Vittoria went to live with Sofia (but Sofia too was to die a few years later, in 1845, leaving four children).
Giulia wrote to Vittoria on 20 June 1841 (she herself would take to bed with inflammation of the lungs and die a few days later on 7 July):
‘Oh my beloved child, your povera poverissima Nonna hugs you tight, and thinks of you and Sofia all the time, my dearest girls! Write to me, and whatever happens you know you can always open your heart to me. May God be always the driving force and guide of your every action. Never, never forget your angelic mother.

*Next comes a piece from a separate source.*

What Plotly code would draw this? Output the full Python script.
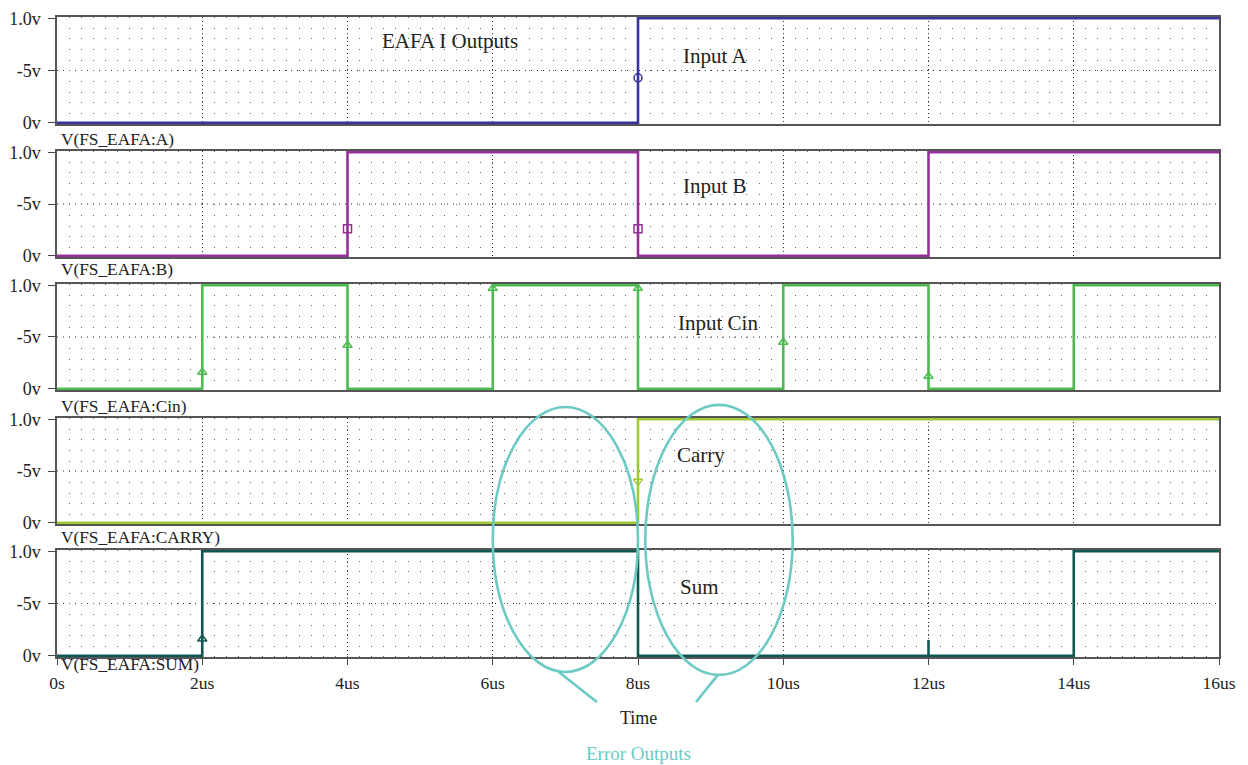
import plotly.graph_objects as go

# ---------------- data ----------------
x_tickvals = [0, 2, 4, 6, 8, 10, 12, 14, 16]
x_ticktext = ["0s", "2us", "4us", "6us", "8us", "10us", "12us", "14us", "16us"]
y_tickvals = [0, 0.5, 1]
y_ticktext = ["0v", "-5v", "1.0v"]

t_A = [0, 8, 16]
v_A = [0, 1, 1]
t_B = [0, 4, 8, 12, 16]
v_B = [0, 1, 0, 1, 1]
t_Cin = [0, 2, 4, 6, 8, 10, 12, 14, 16]
v_Cin = [0, 1, 0, 1, 0, 1, 0, 1, 1]
t_Carry = [0, 8, 16]
v_Carry = [0, 1, 1]
t_Sum = [0, 2, 8, 12, 12, 14, 16]
v_Sum = [0, 1, 0, 0.15, 0, 1, 1]

mk_A_t, mk_A_v = [8], [0.43]
mk_B_t, mk_B_v = [4, 8], [0.26, 0.26]
mk_Cin_t, mk_Cin_v = [2, 4, 6, 8, 10, 12], [0.16, 0.42, 0.97, 0.97, 0.45, 0.12]
mk_Carry_t, mk_Carry_v = [8], [0.40]
mk_Sum_t, mk_Sum_v = [2], [0.16]

panel_names = ["V(FS_EAFA:A)", "V(FS_EAFA:B)", "V(FS_EAFA:Cin)", "V(FS_EAFA:CARRY)", "V(FS_EAFA:SUM)"]
panel_titles = ["Input A", "Input B", "Input Cin", "Carry", "Sum"]

# ---------------- style ----------------
FONT = "Liberation Serif, Times New Roman, serif"
colors = ["#35359c", "#962f9a", "#4dbb52", "#9ccb36", "#0f5753"]
symbols = ["circle-open", "square-open", "triangle-up-open", "triangle-down-open", "triangle-up-open"]
domains = [[0.8328, 1.0], [0.625, 0.7906], [0.4172, 0.5828], [0.2078, 0.3734], [0.0, 0.1672]]
label_y = [0.809, 0.605, 0.392, 0.186, -0.0115]
title_pos = [(9.06, 0.635), (9.06, 0.67), (9.1, 0.64), (8.87, 0.65), (8.85, 0.654)]
ellipse_color = "#6ccac2"

series = [(t_A, v_A, mk_A_t, mk_A_v), (t_B, v_B, mk_B_t, mk_B_v),
          (t_Cin, v_Cin, mk_Cin_t, mk_Cin_v), (t_Carry, v_Carry, mk_Carry_t, mk_Carry_v),
          (t_Sum, v_Sum, mk_Sum_t, mk_Sum_v)]

fig = go.Figure()
layout = dict(
    template="none",
    width=1232, height=757,
    margin=dict(l=49, r=21, t=9, b=108),
    paper_bgcolor="white", plot_bgcolor="white",
    showlegend=False,
    font=dict(family=FONT, size=16, color="#222"),
)
annotations = []
shapes = []

for i, (t, v, mt, mv) in enumerate(series):
    n = i + 1
    xa = "x" if n == 1 else f"x{n}"
    ya = "y" if n == 1 else f"y{n}"
    fig.add_trace(go.Scatter(x=t, y=v, mode="lines", line=dict(color=colors[i], width=2.6, shape="hv"),
                             xaxis=xa, yaxis=ya, hoverinfo="skip"))
    fig.add_trace(go.Scatter(x=mt, y=mv, mode="markers", cliponaxis=False,
                             marker=dict(symbol=symbols[i], size=8, color=colors[i], line=dict(width=1.5, color=colors[i])),
                             xaxis=xa, yaxis=ya, hoverinfo="skip"))
    last = (n == 5)
    layout["xaxis" if n == 1 else f"xaxis{n}"] = dict(
        domain=[0, 1], range=[0, 16], anchor=ya, automargin=False,
        matches=None if n == 1 else "x",
        tickvals=x_tickvals, ticktext=x_ticktext,
        showticklabels=last, ticks="outside" if last else "", ticklen=6, tickcolor="#444",
        ticklabelstandoff=3,
        tickfont=dict(family=FONT, size=17.5, color="#222"),
        showline=True, mirror=True, linecolor="#555", linewidth=1.5,
        showgrid=True, gridcolor="#333", gridwidth=1, griddash="1px,3px",
        zeroline=False,
        minor=dict(dtick=1/6, tick0=0, showgrid=True, gridcolor="#666", gridwidth=1, griddash="1px,9.65px"),
    )
    layout["yaxis" if n == 1 else f"yaxis{n}"] = dict(
        domain=domains[i], range=[-0.012, 1.012], anchor=xa, automargin=False,
        tickvals=y_tickvals, ticktext=y_ticktext,
        ticks="outside", ticklen=7, tickcolor="#444", ticklabelstandoff=4,
        tickfont=dict(family=FONT, size=18, color="#222"),
        showline=True, mirror=True, linecolor="#555", linewidth=1.5,
        showgrid=False, zeroline=False,
    )
    # the mid-level dotted guide
    shapes.append(dict(type="line", xref="paper", yref=ya, x0=0, x1=1, y0=0.5, y1=0.5,
                       line=dict(color="#333", width=1, dash="1px,5px"), layer="below"))
    annotations.append(dict(text=panel_names[i], xref="paper", yref="paper", x=0.002, y=label_y[i],
                            xanchor="left", yanchor="middle", showarrow=False,
                            font=dict(family=FONT, size=17.3, color="#222")))
    annotations.append(dict(text=panel_titles[i], xref=xa, yref=ya, x=title_pos[i][0], y=title_pos[i][1],
                            xanchor="center", yanchor="middle", showarrow=False,
                            font=dict(family=FONT, size=21, color="#222")))

annotations.append(dict(text="EAFA I Outputs", xref="x", yref="y", x=5.41, y=0.785, showarrow=False,
                        xanchor="center", yanchor="middle",
                        font=dict(family=FONT, size=21, color="#222")))
annotations.append(dict(text="Time", xref="paper", yref="paper", x=0.5, y=-0.095, showarrow=False,
                        xanchor="center", yanchor="middle",
                        font=dict(family=FONT, size=18, color="#222")))
annotations.append(dict(text="Error Outputs", xref="paper", yref="paper", x=0.5, y=-0.151, showarrow=False,
                        xanchor="center", yanchor="middle",
                        font=dict(family=FONT, size=19, color=ellipse_color)))

# error highlight ellipses with pointer strokes
shapes += [
    dict(type="circle", xref="x5", yref="paper", x0=6.0, x1=8.0, y0=-0.0234, y1=0.3906,
         line=dict(color=ellipse_color, width=2.6)),
    dict(type="circle", xref="x5", yref="paper", x0=8.1, x1=10.13, y0=-0.028, y1=0.394,
         line=dict(color=ellipse_color, width=2.6)),
    dict(type="line", xref="x5", yref="paper", x0=6.91, x1=7.434, y0=-0.0234, y1=-0.0703,
         line=dict(color=ellipse_color, width=2.6)),
    dict(type="line", xref="x5", yref="paper", x0=9.10, x1=8.80, y0=-0.028, y1=-0.0703,
         line=dict(color=ellipse_color, width=2.6)),
]

layout["annotations"] = annotations
layout["shapes"] = shapes
fig.update_layout(**layout)
fig.write_html("out.html")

‘Yesterday I went to the Visitazione and found dear Matilde still sad at your departure and the fresh test God has chosen to send us, but resigned and serene. Write to her, Vittoria dear, write to her rather than to me.
‘Then I went to pay my tribute of tears and wretched prayers at the tomb of our beloved and lamented Cristina. Oh holy God! Decrepit old woman as I now am, to be preceded by so many darlings of my blood!’
Part Two
1836–1907
Teresa Borri I
Teresa Borri was born at Brivio, in Brianza in 1799, daughter of Cesare Borri and Marianna Meda. Both parents belonged to the aristocracy. When she was born they were not rich; the French occupation had destroyed family fortunes, and the father, an assessore di tribunale [one of the citizens called upon to sit, together with two judges, in a criminal court] in Milan, had been deprived of his office. He was made a stipendiary magistrate at Brivio. He lost this post, too, after the battle of Marengo. He held two minor offices, until, with the return of Austrian rule, he was made master of ceremonies at court. He moved back to Milan, and bought property at Torricella d’Arcellasco. Teresa had two brothers, Giuseppe and Giacomo. Giuseppe took a degree in law, and was a sculptor and writer. Giacomo was a priest.